Eventually we made it onto the larger boat - surprisingly, our clothes still dry - and headed north to catch the sunset. Our very own private sunset cruise was a great bargain for $55 USD per person! Along the way, Harvy filled our ears with information about his family, the Nicaraguan landscape before us and the yet-to-be-built Nicaraguan Canal (similar to the Panama Canal) slated to plow right through this territory. Together with cocktails in hand and the wind in our hair, we witnessed an amazingly beautiful sunset.
At dusk, we high-tailed it to the bay and did the dinghy-reverse maneuver back onto dry land. No splash landings into the ocean - success! Andi and I thanked Harvy for his wonderful tour guide services and followed the lantern-lit path toward the restaurant for dinner.
This would be our last night at Morgan's Rock in San Juan del Sur. The next morning, we'll move to another bed + breakfast property on a different hillside overlooking the ocean.
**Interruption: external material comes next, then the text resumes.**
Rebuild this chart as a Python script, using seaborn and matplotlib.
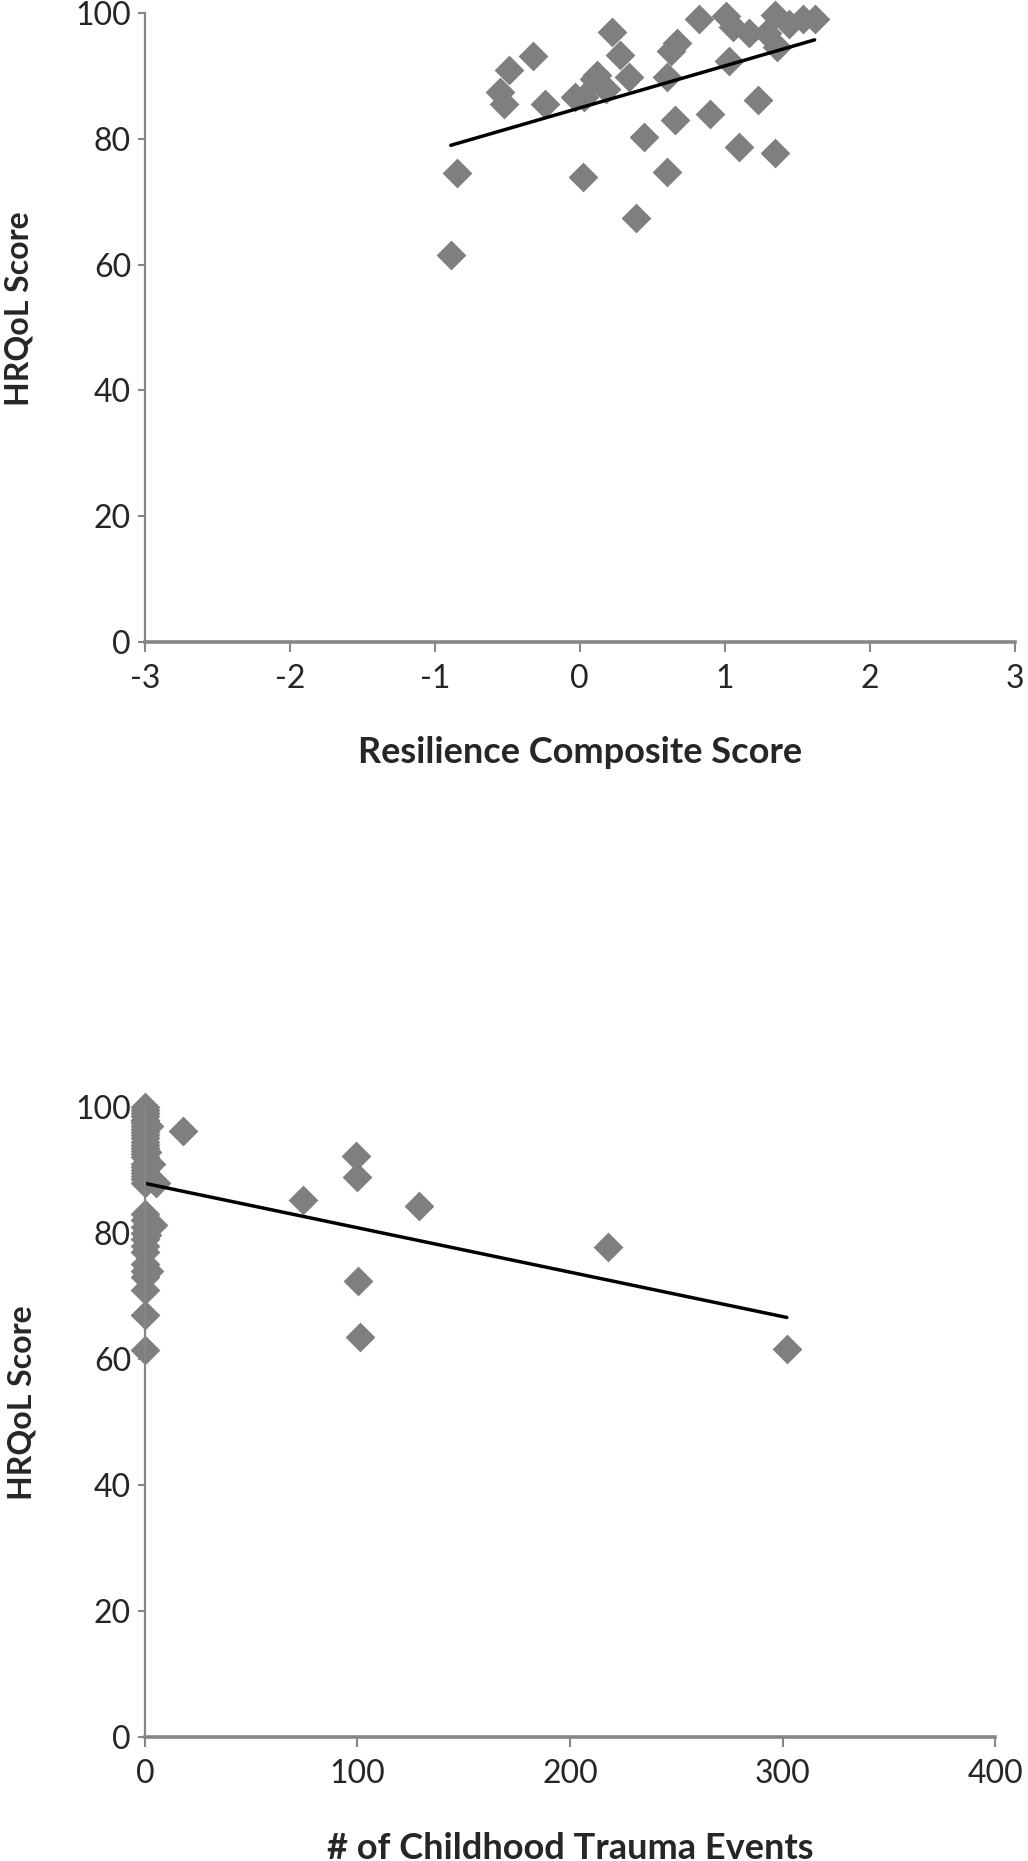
import seaborn as sns
import matplotlib.pyplot as plt
import warnings
warnings.filterwarnings("ignore")

# top panel: resilience vs HRQoL
resilience = [-0.89, -0.85, -0.55, -0.52, -0.49, -0.32, -0.24, -0.03, 0.03, 0.10,
              0.12, 0.18, 0.02, 0.22, 0.28, 0.34, 0.39, 0.44, 0.60, 0.60,
              0.63, 0.67, 0.66, 0.82, 0.90, 1.01, 1.06, 1.03, 1.10, 1.17,
              1.23, 1.29, 1.35, 1.36, 1.35, 1.44, 1.54, 1.62]
hrqol_top = [61.5, 74.5, 87.5, 85.6, 90.9, 93.1, 85.6, 86.7, 86.7, 89.5,
             90.1, 88.0, 74.0, 97.0, 93.3, 89.8, 67.4, 80.3, 74.8, 89.9,
             93.9, 95.2, 83.0, 99.1, 84.0, 99.5, 97.8, 92.3, 78.7, 96.8,
             86.2, 96.8, 99.7, 94.6, 77.7, 98.3, 99.1, 99.1]

# bottom panel: childhood trauma events vs HRQoL
trauma = [0, 0, 0, 0, 0, 0, 0, 0, 0, 0,
          0, 0, 0, 0, 0, 0, 0, 0, 0, 0,
          0, 0, 0, 0, 0, 0, 0, 0, 0, 0,
          0, 0, 0, 0, 0, 0, 0, 0,
          3, 5, 4, 2, 2, 1, 1,
          17.7, 74.5, 99.3, 99.6, 100.4, 101.2, 129, 218, 302]
hrqol_bot = [100, 99.5, 99, 98.5, 98, 97.8, 97.5, 97, 96.5, 96,
             95.5, 95, 94.5, 94, 93.5, 93, 92.5, 92, 91, 90.5,
             90, 89.5, 89, 88.5, 88, 83, 82, 81, 80, 79,
             78, 77, 75, 74, 73, 71, 67, 61.5,
             91, 88, 81.3, 96.9, 74, 79.7, 92.8,
             96.1, 85.2, 92.2, 88.9, 72.3, 63.5, 84.3, 77.7, 61.6]

y_ticks = [0, 20, 40, 60, 80, 100]
x_ticks_top = [-3, -2, -1, 0, 1, 2, 3]
x_ticks_bot = [0, 100, 200, 300, 400]

sns.set_theme(style="white")
plt.rcParams['font.family'] = ['Lato', 'DejaVu Sans']

grey = '#7f7f7f'
axis_grey = '#868686'

fig = plt.figure(figsize=(10.28, 18.61), dpi=100)
ax1 = fig.add_axes([0.141, 0.655, 0.846, 0.338])
ax2 = fig.add_axes([0.141, 0.0666, 0.827, 0.3386])

panels = [
    (ax1, resilience, hrqol_top, x_ticks_top, "Resilience Composite Score"),
    (ax2, trauma, hrqol_bot, x_ticks_bot, "# of Childhood Trauma Events"),
]

for ax, xs, ys, xt, xlab in panels:
    sns.regplot(x=xs, y=ys, ax=ax, ci=None, marker='D', color=grey,
                scatter_kws={'s': 230, 'linewidths': 0, 'alpha': 1, 'clip_on': False},
                line_kws={'color': 'black', 'lw': 2.5})
    ax.set_xlim(xt[0], xt[-1])
    ax.set_ylim(0, 100)
    ax.set_xticks(xt)
    ax.set_yticks(y_ticks)
    ax.set_xticklabels([str(t) for t in xt])
    for side in ['top', 'right']:
        ax.spines[side].set_visible(False)
    ax.spines['left'].set_color(axis_grey)
    ax.spines['left'].set_linewidth(1.6)
    ax.spines['bottom'].set_color(axis_grey)
    ax.spines['bottom'].set_linewidth(2.6)
    ax.tick_params(axis='x', direction='out', length=7, width=1.5, color=axis_grey,
                   pad=9, labelsize=23, bottom=True)
    ax.tick_params(axis='y', direction='out', length=5, width=1.5, color=axis_grey,
                   pad=5, labelsize=23, left=True)
    ax.set_xlabel(xlab, fontsize=26, fontweight='bold')
    ax.set_ylabel("HRQoL Score", fontsize=23, fontweight='bold')
    ax.xaxis.set_label_coords(0.5, -0.15)
    ax.yaxis.set_label_coords(-0.128, 0.53)

fig.savefig("out.png", dpi=100)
I feel conflicted, like we just settled in at Morgan's Rock, but as I look over the evening's dinner menu I know Andi and I will soon grow tired of our surroundings. It's better to move on while a feeling of endearment remains.
Andi and I agreed to go halvies on dinner; he ordered the chicken and broccoli lasagna I'd been drooling over but didn't want to order myself for fear of it being too rich and I ordered the safer chicken and mushroom stuffed bell pepper dish. As we shared our plates with one another, we reflected on our wonderful day together.
The dinner menu was delicious, and the wine and rum tasted even better. Andi decided to up the ante with tres leche cake and pineapple sorbet to top off our evening. We ate every last bite before retiring to our bungalow in the jungle.
An absolutely perfect day in Nicaragua. I'm excited to see what experiences the remainder of this trip has in store for us.